Brazil dominates Spain to win the Confederations Cup

RIO DE JANEIRO — Brazilian boss Luiz Felipe Scolari said he wanted to send a message. We got it, loud and clear: Brazil are back.

It didn’t take the emphatic and historic 3-0 win over Spain to realize things were finally coming together for the Selecao, but for the crowd at the Maracana and the tens of millions more green-and-gold devotees, it was a nice exclamation mark.

The antidote to La Roja was neither sophisticated nor unexpected. But sometimes it’s not about coming up with a brilliant plan; it’s about executing a simple plan well. And ensuring the breaks go your way.


Brazil were fresher. They had an extra day to prepare and were not coming off the brutal 120 minutes-plus penalty that Spain had to deal with Thursday against Italy in Salvador. So Scolari amped up the tempo, instilling a frenetic pace — by Brazil standards — in the first 20 minutes that seemed to stun Spain. The Selecao went as physical as referee Bjorn Kuipers would allow, and they did it intelligently.

Sure, Fred’s early goal made things a heck of a lot easier. It brought the crowd into the match straight away, it gave them a spring in their step. But even without that score after just two minutes, you could tell Spain were rattled.

Of course, nobody can play at that pace for the entire game. Not without taking huge risks on the counterattack. And this is where Brazil got the rub of the green. Four minutes from halftime David Luiz’s dramatic goal-line clearance avoided the equalizer. And shortly thereafter, Neymar, gambling on being offside, made it 2-0.

Needless to say, the sequence changed the game. The hill Spain needed to climb became a whole mountain range. And Scolari was able to reset Brazil’s tempo, bringing it back in line with a pace at which they felt comfortable.


The death of Tiki-taka?

You’ll read plenty now about the demise of Spain and the death of Tiki-taka. Take it with a grain of salt.

Brazil played well and had few breaks go against them. On the day, they were the better team. And Vicente Del Bosque made some choices that were questionable at best.

You may recall that in my preview I made the point that too many options can be a bad thing. For Del Bosque, evidently, they were.
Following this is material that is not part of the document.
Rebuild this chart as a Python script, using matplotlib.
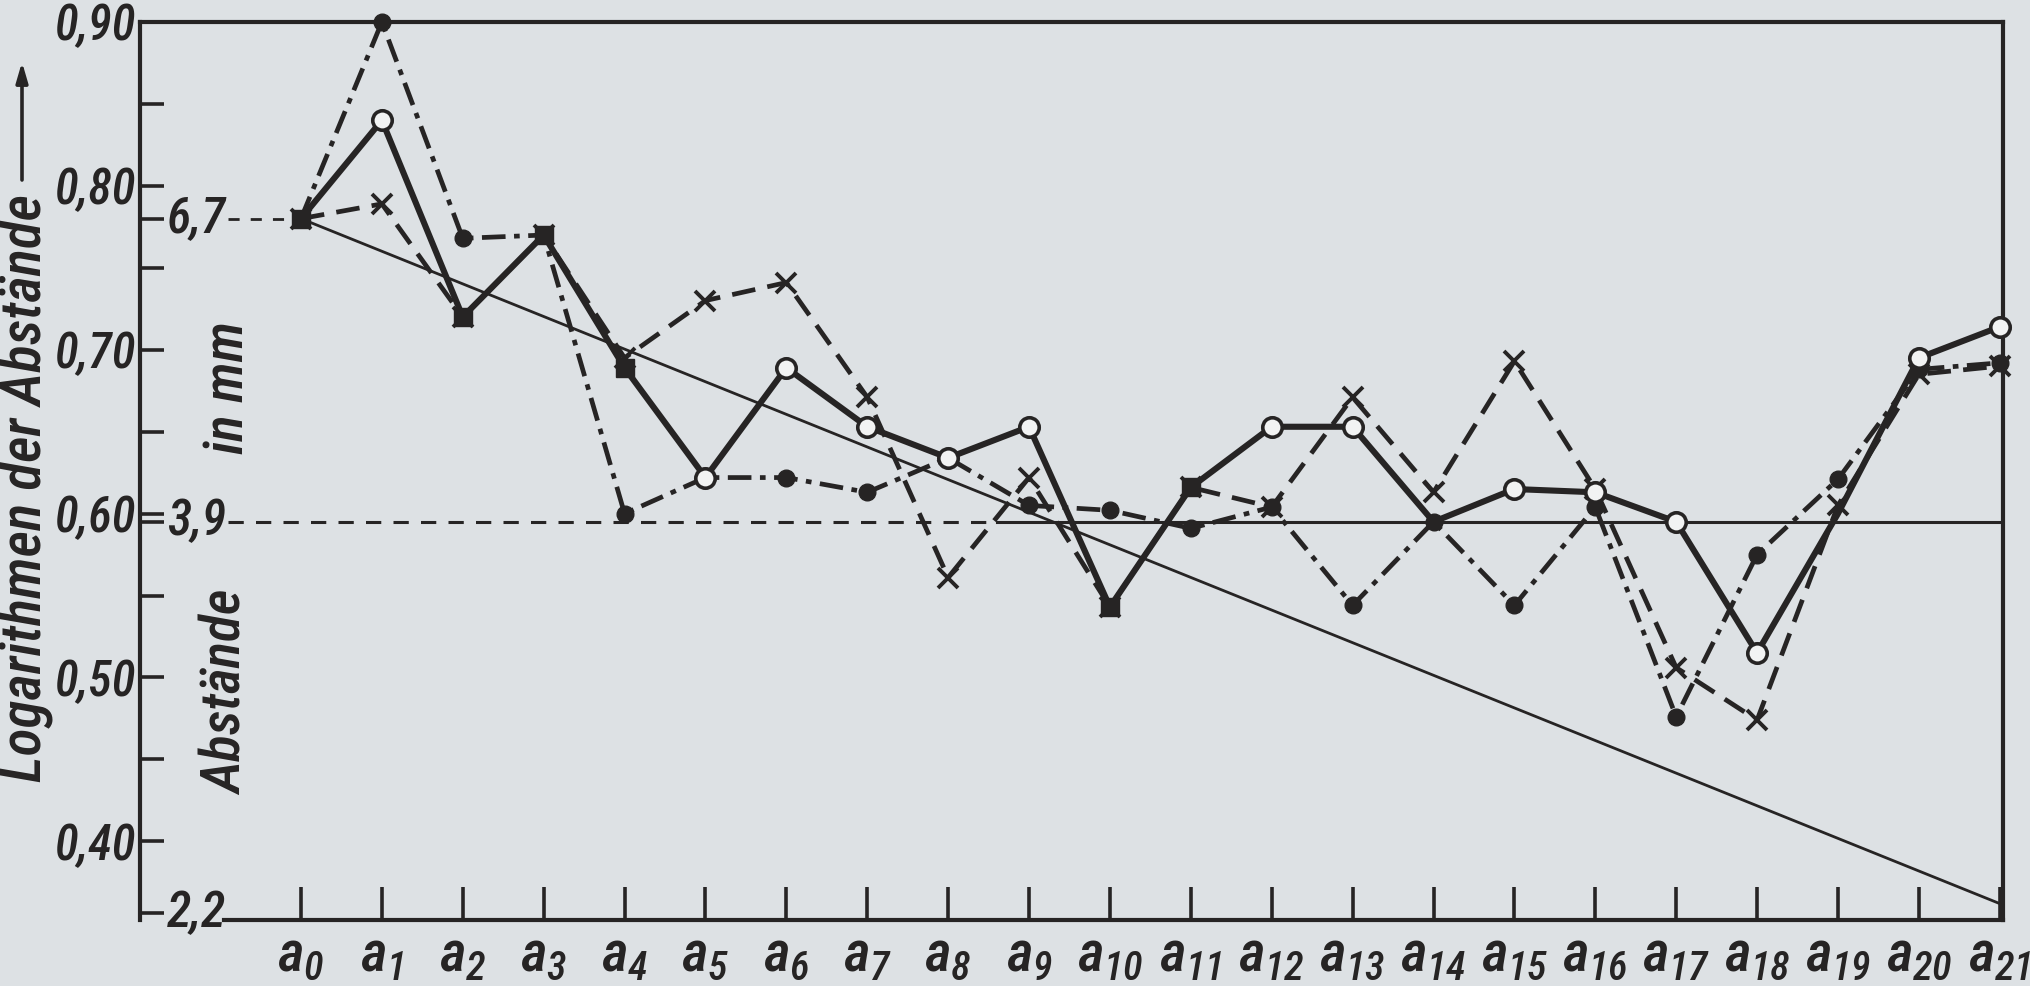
import matplotlib
matplotlib.use("Agg")
import matplotlib.pyplot as plt
from matplotlib import font_manager as fm
from matplotlib.font_manager import FontProperties
from matplotlib.textpath import TextPath
from matplotlib.ticker import FixedLocator, NullFormatter

# ---------------- data ----------------
positions = list(range(22))
tick_labels = [r"$a_{%d}$" % i for i in positions]

# solid line, open circles
series_solid = [0.780, 0.840, 0.720, 0.770, 0.689, 0.622, 0.689, 0.653, 0.634, 0.653, 0.543,
                0.616, 0.653, 0.653, 0.595, 0.615, 0.613, 0.595, 0.515, 0.600, 0.695, 0.714]
# dash-dot line, filled dots
series_dashdot = [0.780, 0.900, 0.768, 0.770, 0.600, 0.622, 0.622, 0.613, 0.634, 0.605, 0.602,
                  0.591, 0.604, 0.544, 0.595, 0.544, 0.604, 0.476, 0.575, 0.621, 0.688, 0.692]
# dashed line, x markers
series_dashed = [0.780, 0.789, 0.720, 0.770, 0.695, 0.730, 0.741, 0.671, 0.561, 0.622, 0.543,
                 0.616, 0.604, 0.671, 0.613, 0.693, 0.615, 0.506, 0.474, 0.605, 0.685, 0.690]

trend_x = [0, 21]
trend_y = [0.780, 0.362]

ref_values = [0.780, 0.595, 0.356]          # 6,7 / 3,9 / 2,2 mm on the log scale
ref_labels = ["6,7", "3,9", "2,2"]

ytick_major = [0.40, 0.50, 0.60, 0.70, 0.80, 0.90]
ytick_major_labels = ["0,40", "0,50", "0,60", "0,70", "0,80", "0,90"]
ytick_minor = [0.45, 0.55, 0.65, 0.75, 0.85]

# ---------------- fonts ----------------
CANDIDATES = ["Roboto Condensed", "Barlow Condensed", "Archivo Narrow", "PT Sans Narrow",
              "Fira Sans Condensed", "Encode Sans Condensed", "Open Sans Condensed",
              "Liberation Sans Narrow", "Roboto", "DejaVu Sans"]
avail = {}
for f in fm.fontManager.ttflist:
    avail.setdefault(f.name, set()).add(f.style)
chosen = next((c for c in CANDIDATES if c in avail and avail[c] & {"italic", "oblique"}), None)
if chosen is None:
    chosen = next((c for c in CANDIDATES if c in avail), "DejaVu Sans")
FONT = [chosen, "DejaVu Sans"]
WEIGHT = "medium"

plt.rcParams["font.family"] = FONT
plt.rcParams["font.weight"] = WEIGHT
plt.rcParams["mathtext.fontset"] = "custom"
plt.rcParams["mathtext.it"] = f"{chosen}:italic:medium"
plt.rcParams["mathtext.rm"] = f"{chosen}:italic:medium"
plt.rcParams["mathtext.sf"] = f"{chosen}:italic:medium"

DPI = 100
FP_IT = FontProperties(family=FONT, style="italic", weight=WEIGHT)


def fit(s, target_px):
    """font size (pt) so that string s is about target_px wide"""
    w = TextPath((0, 0), s, size=100, prop=FP_IT).get_extents().width
    return target_px * 72.0 / w if w > 0 else 30


fs_ytick = fit("0,90", 78)
fs_ref = fit("2,2", 58)
fs_xtick = fit(r"$a_{0}$", 44)
fs_title = fit("Logarithmen der Abstände", 585)
fs_side = fit("Abstände", 205)

# ---------------- style ----------------
BG = "#dde1e4"
INK = "#262424"

W, H = 2030, 986
fig = plt.figure(figsize=(W / DPI, H / DPI), dpi=DPI, facecolor=BG)
left, right, top, bottom = 140, 2003, 22, 920
ax = fig.add_axes([left / W, 1 - bottom / H, (right - left) / W, (bottom - top) / H])
ax.set_facecolor(BG)

ax.set_xlim(-1.99, 21.04)
ax.set_ylim(0.352, 0.900)

for s in ["top", "left", "right", "bottom"]:
    ax.spines[s].set_color(INK)
    ax.spines[s].set_linewidth(3)
ax.spines["bottom"].set_bounds(-0.95, 21.04)

# x ticks
ax.xaxis.set_major_locator(FixedLocator(positions))
ax.set_xticklabels(tick_labels)
ax.tick_params(axis="x", direction="in", length=24, width=2.6, color=INK,
               labelsize=fs_xtick, pad=6, labelcolor=INK)

# y ticks
ax.yaxis.set_major_locator(FixedLocator(ytick_major))
ax.set_yticklabels(ytick_major_labels, fontstyle="italic", fontweight=WEIGHT)
ax.yaxis.set_minor_locator(FixedLocator(ytick_minor + ref_values))
ax.yaxis.set_minor_formatter(NullFormatter())
ax.tick_params(axis="y", which="both", direction="in", length=17, width=2.6, color=INK,
               labelsize=fs_ytick, pad=3, labelcolor=INK)

# mm labels inside the axis
for v, t in zip(ref_values, ref_labels):
    ax.text(-1.66, v, t, ha="left", va="center", fontsize=fs_ref, fontstyle="italic",
            fontweight=WEIGHT, color=INK, clip_on=False)

# reference lines
ax.plot([-0.9, trend_x[0]], [ref_values[0], ref_values[0]], color=INK, lw=2.0,
        dashes=(4, 4), zorder=2)
ax.plot([-0.9, 8.6], [ref_values[1], ref_values[1]], color=INK, lw=2.2,
        dashes=(5, 4), zorder=2)
ax.plot([8.6, 21.04], [ref_values[1], ref_values[1]], color=INK, lw=2.2, zorder=2)
ax.plot(trend_x, trend_y, color=INK, lw=2.0, zorder=2)

# series
ax.plot(positions, series_dashed, color=INK, lw=3.4, dashes=(5, 2.6),
        marker="x", ms=15, mew=2.8, mec=INK, zorder=3, clip_on=False)
ax.plot(positions, series_dashdot, color=INK, lw=3.4, dashes=(5, 1.8, 1.2, 1.8),
        marker="o", ms=12, mfc=INK, mec=INK, zorder=4, clip_on=False)

open_idx = [1, 5, 6, 7, 8, 9, 12, 13, 15, 16, 17, 18, 20, 21]
blob_idx = [0, 2, 3, 4, 10, 11]
ax.plot(positions, series_solid, color=INK, lw=4.4, solid_capstyle="round", zorder=5,
        clip_on=False)
ax.plot(positions, series_solid, ls="none", marker="o", ms=14, mfc="#f2f3f3", mec=INK,
        mew=2.6, markevery=open_idx, zorder=6, clip_on=False)
ax.plot(positions, series_solid, ls="none", marker="s", ms=13, mfc=INK, mec=INK,
        markevery=blob_idx, zorder=6, clip_on=False)

# axis titles
fig.text(25 / W, 1 - 488 / H, "Logarithmen der Abstände", rotation=90,
         ha="center", va="center", fontsize=fs_title, fontstyle="italic", color=INK)
ax.annotate("", xy=(22 / W, 1 - 62 / H), xytext=(22 / W, 1 - 180 / H),
            xycoords="figure fraction", textcoords="figure fraction",
            arrowprops=dict(arrowstyle="-|>,head_length=1.2,head_width=0.35",
                            color=INK, lw=2.6, shrinkA=0, shrinkB=0))
fig.text(227 / W, 1 - 693 / H, "Abstände", rotation=90, ha="center", va="center",
         fontsize=fs_side, fontstyle="italic", color=INK)
fig.text(228 / W, 1 - 388 / H, "in mm", rotation=90, ha="center", va="center",
         fontsize=fs_side, fontstyle="italic", color=INK)

fig.savefig("out.png", dpi=DPI, facecolor=BG)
This was not a game for Juan Mata’s skill set — not in the way it panned out in the early going anyway. (Maybe one day we’ll figure out what was really up with Cesc Fabregas, who remained on the bench.) Picking on Fernando Torres is a national sport in some places. The best you can say is that, against Brazil, apart from one gorgeous reverse pass that led to David Luiz’s goal-line clearance, he contributed very little.

Would Roberto Soldado or David Villa have done better? It’s the benefit of hindsight. And the price you pay for having too many options.

But it’s worth remembering that, despite the conditions, despite the hostile crowd, despite Del Bosque’s backfiring choices, despite Brazil’s performance, Spain still missed a penalty and were denied by a superhuman Luiz. These guys might not win back-to-back World Cups when they return here next summer, but they’ll come close.


Neymar living up to the hype

This was supposed to be Neymar’s coming out party against top European opposition and he lived up to the hype. Any Eurosnobs harboring doubts ahead of his huge move to Barcelona may want to think again.

Critics will point out aspects of his game that need to change. He goes down too easily even when it’s unnecessary. He could muscle up a bit. But watching him in person, in full flight, you can see just why some put him in the same conversation as Cristiano Ronaldo and Lionel Messi.

Compared to the other two, Neymar lacks their finishing (for now… he’s genuinely two-footed and it’s an area where he can improve) and their presence (yes, Messi might be small, but he has plenty of presence). But in terms of vision and unselfishness, he might be ahead of them. The ease with which he sees and executes passes to teammates with an array of deft, creative touches — often delivered in full flight — is, frankly, terrifying.